**** AVAILABLE DATA ****

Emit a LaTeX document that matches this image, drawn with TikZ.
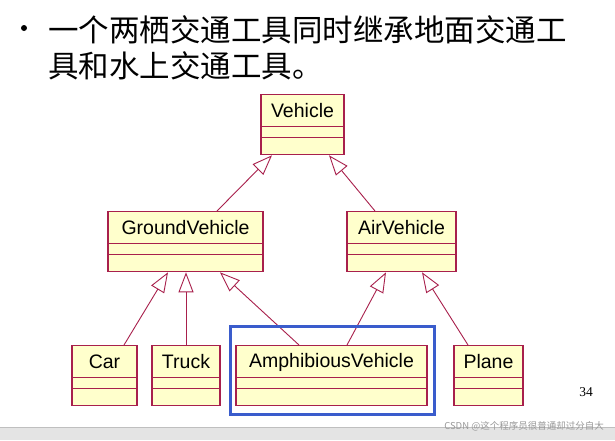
\documentclass[tikz,border=0pt]{standalone}
\usepackage{fontspec}
\setmainfont{Liberation Sans}
\newfontfamily\cjk{Noto Sans CJK SC}
\newfontfamily\serifnum{Liberation Serif}
\usetikzlibrary{arrows.meta}

\definecolor{boxfill}{HTML}{FFFFCC}
\definecolor{boxline}{HTML}{A8204C}
\definecolor{hiblue}{HTML}{3A5CCC}
\definecolor{bandgray}{HTML}{E4E4E4}

\tikzset{
  classbox/.style={rectangle, draw=boxline, fill=boxfill, line width=1.3pt,
                   minimum height=60pt, inner sep=0pt},
  classrule/.style={draw=boxline, line width=1pt},
  classname/.style={font=\fontsize{19.5}{20}\selectfont, inner sep=0pt},
  inherit/.style={draw=boxline, line width=0.9pt,
                  -{Triangle[open, length=20pt, width=15pt, line width=0.9pt]}},
  heading/.style={anchor=base west, inner sep=0pt, font=\cjk\fontsize{30.5}{31}\selectfont}
}

% one class box: name, centre x, top y, width, label
\newcommand\umlclass[5]{%
  \node[classbox, minimum width=#4, anchor=north] (#1) at (#2,#3) {};
  \node[classname] (#1-name) at ([yshift=-17pt]#1.north) {#5};
  \draw[classrule] ([yshift=-32.5pt]#1.north west) -- ([yshift=-32.5pt]#1.north east);
  \draw[classrule] ([yshift=-43pt]#1.north west) -- ([yshift=-43pt]#1.north east);
}

\begin{document}
\begin{tikzpicture}[x=1pt,y=-1pt]

\useasboundingbox (0,0) rectangle (615,440);
\fill[white] (0,0) rectangle (615,440);

% grey strip at the foot
\fill[bandgray] (0,427) rectangle (615,440);
\draw[gray!50, line width=1pt] (0,427) -- (615,427);

% heading
\fill[black] (24,28) circle (3pt);
\node[heading] (line1) at (48,41) {一个两栖交通工具同时继承地面交通工};
\node[heading] (line2) at (48,77) {具和水上交通工具。};

% classes
\umlclass{vehicle}{302.5}{94}{83pt}{Vehicle}
\umlclass{ground}{185.5}{211}{155pt}{GroundVehicle}
\umlclass{air}{401.5}{211}{109pt}{AirVehicle}
\umlclass{car}{104.5}{345}{65pt}{Car}
\umlclass{truck}{186}{345}{68pt}{Truck}
\umlclass{amph}{331.5}{345}{191pt}{AmphibiousVehicle}
\umlclass{plane}{488.5}{345}{69pt}{Plane}

% generalisations
\draw[inherit] ([xshift=31.5pt]ground.north) -- ([xshift=-30.5pt]vehicle.south);
\draw[inherit] ([xshift=-26.5pt]air.north) -- ([xshift=26.5pt]vehicle.south);
\draw[inherit] ([xshift=19.5pt]car.north) -- ([xshift=-17.5pt]ground.south);
\draw[inherit] (truck.north) -- ([xshift=0.5pt]ground.south);
\draw[inherit] ([xshift=-32.5pt]amph.north) -- ([xshift=34.5pt]ground.south);
\draw[inherit] ([xshift=15.5pt]amph.north) -- ([xshift=-15.5pt]air.south);
\draw[inherit] ([xshift=-20.5pt]plane.north) -- ([xshift=20.5pt]air.south);

% highlight round the amphibious class
\draw[hiblue, line width=3pt] (230,326) rectangle (434,414);

% page number and watermark
\node[font=\serifnum\fontsize{13.5}{14}\selectfont, inner sep=0pt] (page) at (586,392) {34};
\node[font=\cjk\fontsize{9.5}{10}\selectfont, text=gray!80, inner sep=0pt]
  (mark) at (524,426) {CSDN @这个程序员很普通却过分自大};

\end{tikzpicture}
\end{document}
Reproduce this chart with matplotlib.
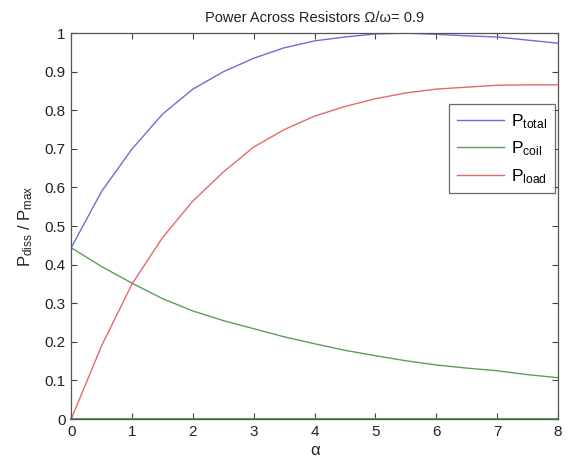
import matplotlib
matplotlib.use('Agg')
import matplotlib.pyplot as plt
import numpy as np

# values (step 0.5 in alpha)
alpha = [0, 0.5, 1, 1.5, 2, 2.5, 3, 3.5, 4, 4.5, 5, 5.5, 6, 6.5, 7, 7.5, 8]
p_total = [0.444, 0.59, 0.70, 0.79, 0.855, 0.90, 0.935, 0.962, 0.98, 0.99,
           0.998, 1.0, 0.997, 0.993, 0.99, 0.982, 0.974]
p_coil = [0.444, 0.395, 0.352, 0.312, 0.28, 0.255, 0.234, 0.213, 0.195, 0.178,
          0.164, 0.151, 0.140, 0.132, 0.125, 0.115, 0.107]
p_load = [0, 0.19, 0.35, 0.47, 0.565, 0.64, 0.705, 0.75, 0.785, 0.81,
          0.83, 0.845, 0.855, 0.86, 0.865, 0.866, 0.866]
p_zero = [0.0] * len(alpha)

plt.rcParams['font.family'] = ['Liberation Sans', 'DejaVu Sans']
plt.rcParams['mathtext.default'] = 'regular'

fig = plt.figure(figsize=(5.72, 4.61), dpi=100)
ax = fig.add_axes([0.1245, 0.0911, 0.851, 0.837])

c_blue = '#6a70d0'
c_green = '#5e9e5e'
c_red = '#e46a6a'

ax.plot(alpha, p_total, color=c_blue, lw=1.0, label='P$_{total}$')
ax.plot(alpha, p_coil, color=c_green, lw=1.0, label='P$_{coil}$')
ax.plot(alpha, p_load, color=c_red, lw=1.0, label='P$_{load}$')
ax.plot(alpha, p_zero, color=c_green, lw=1.5, clip_on=False)

ax.set_xlim(0, 8)
ax.set_ylim(0, 1)
ax.set_xticks(np.arange(0, 9, 1))
ax.set_yticks(np.arange(0, 1.01, 0.1))
ax.set_yticklabels(['0', '0.1', '0.2', '0.3', '0.4', '0.5', '0.6', '0.7', '0.8', '0.9', '1'])
ax.tick_params(direction='in', top=True, right=True, length=4, width=0.8,
               labelsize=11, colors='#444444', labelcolor='#222222', pad=4)
for s in ax.spines.values():
    s.set_color('#555555')
    s.set_linewidth(0.9)

ax.set_xlabel('α', fontsize=12, color='#222222', labelpad=3)
ax.set_ylabel('P$_{diss}$ / P$_{max}$', fontsize=12, color='#222222', labelpad=7)
ax.set_title('Power Across Resistors Ω/ω= 0.9', fontsize=10.5, color='#222222', pad=8)

leg = ax.legend(loc='center right', bbox_to_anchor=(0.993, 0.70), fontsize=12.5,
                frameon=True, fancybox=False, handlelength=2.7, labelspacing=0.5,
                borderpad=0.45, handletextpad=0.4, borderaxespad=0)
leg.get_frame().set_edgecolor('#444444')
leg.get_frame().set_linewidth(0.9)

plt.savefig('out.png', dpi=100)
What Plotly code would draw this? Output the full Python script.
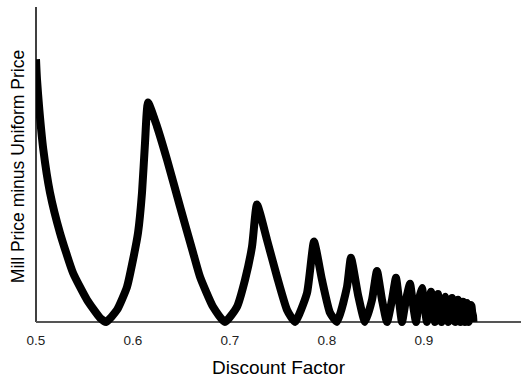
import plotly.graph_objects as go

discount_factor = [
    0.5000, 0.5010, 0.5034, 0.5075, 0.5144, 0.5247, 0.5381, 0.5526, 0.5660, 0.5722,
    0.5835, 0.5938, 0.6000, 0.6052, 0.6093, 0.6124, 0.6155,
    0.6247, 0.6350, 0.6485, 0.6619, 0.6691, 0.6825, 0.6948,
    0.7072, 0.7155, 0.7227, 0.7278,
    0.7381, 0.7485, 0.7588, 0.7670,
    0.7794, 0.7866, 0.7948, 0.8031, 0.8103,
    0.8206, 0.8247, 0.8320, 0.8392,
    0.8464, 0.8515, 0.8567, 0.8619,
    0.8670, 0.8711, 0.8742, 0.8773,
    0.8814, 0.8856, 0.8887, 0.8918,
    0.8948, 0.8979, 0.9005, 0.9030,
    0.9052, 0.9072, 0.9093, 0.9113,
    0.9130, 0.9144, 0.9160, 0.9180,
    0.9196, 0.9216, 0.9232, 0.9250,
    0.9268, 0.9289, 0.9305, 0.9320,
    0.9335, 0.9350, 0.9364, 0.9376,
    0.9390, 0.9402, 0.9412, 0.9422,
    0.9433, 0.9443, 0.9452, 0.9462,
    0.9472, 0.9482, 0.9490, 0.9497, 0.9505, 0.9510,
]
mill_minus_uniform = [
    0.834, 0.771, 0.675, 0.548, 0.411, 0.283, 0.156, 0.070, 0.013, 0.000,
    0.038, 0.111, 0.197, 0.283, 0.411, 0.570, 0.697,
    0.621, 0.516, 0.366, 0.220, 0.143, 0.048, 0.000,
    0.048, 0.134, 0.239, 0.373,
    0.261, 0.143, 0.038, 0.000,
    0.092, 0.255, 0.134, 0.029, 0.000,
    0.111, 0.204, 0.086, 0.000,
    0.070, 0.162, 0.070, 0.000,
    0.070, 0.140, 0.070, 0.000,
    0.070, 0.121, 0.054, 0.000,
    0.070, 0.108, 0.050, 0.000,
    0.060, 0.096, 0.045, 0.000,
    0.055, 0.089, 0.040, 0.000,
    0.050, 0.080, 0.035, 0.000,
    0.045, 0.076, 0.030, 0.000,
    0.040, 0.070, 0.030, 0.000,
    0.035, 0.064, 0.025, 0.000,
    0.035, 0.060, 0.025, 0.000,
    0.030, 0.054, 0.050, 0.030, 0.020, 0.000,
]

x_ticks = [0.5, 0.6, 0.7, 0.8, 0.9, 1.0]
x_tick_labels = ["0.5", "0.6", "0.7", "0.8", "0.9", "1"]

fig = go.Figure()
fig.add_trace(go.Scatter(
    x=discount_factor, y=mill_minus_uniform, mode="lines",
    line=dict(color="black", width=8, shape="spline", smoothing=0.5),
    showlegend=False, hoverinfo="skip",
))

# vertical axis line from the baseline to the top of the plot
fig.add_shape(type="line", xref="paper", yref="y", x0=0, x1=0, y0=0, y1=1.0,
              line=dict(color="black", width=1.5), layer="below")

font_family = "Liberation Sans, Arial, Helvetica, sans-serif"
fig.update_layout(
    width=521, height=378,
    margin=dict(l=36, r=0, t=7, b=52),
    paper_bgcolor="white", plot_bgcolor="white",
    font=dict(family=font_family, color="black"),
    xaxis=dict(
        range=[0.5, 1.0], tickvals=x_ticks, ticktext=x_tick_labels,
        showgrid=False, zeroline=False, showline=False,
        ticks="outside", ticklen=2, tickcolor="white",
        tickfont=dict(size=13.5, color="#222222"),
        title=dict(text="Discount Factor", font=dict(size=19), standoff=15),
    ),
    yaxis=dict(
        range=[-0.013, 1.0], showticklabels=False, showgrid=False,
        zeroline=True, zerolinecolor="#555555", zerolinewidth=1.5,
        showline=False, ticks="",
        title=dict(text="Mill Price minus Uniform Price", font=dict(size=17.5), standoff=5),
    ),
)

fig.write_html("out.html")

****

§ **PROBLEM TO SOLVE**: Identify the lines above that contain the word "matplotlib", then copy them.

§ **WORKED ANSWER**:
Reproduce this chart with matplotlib.
import matplotlib
matplotlib.use('Agg')
import matplotlib.pyplot as plt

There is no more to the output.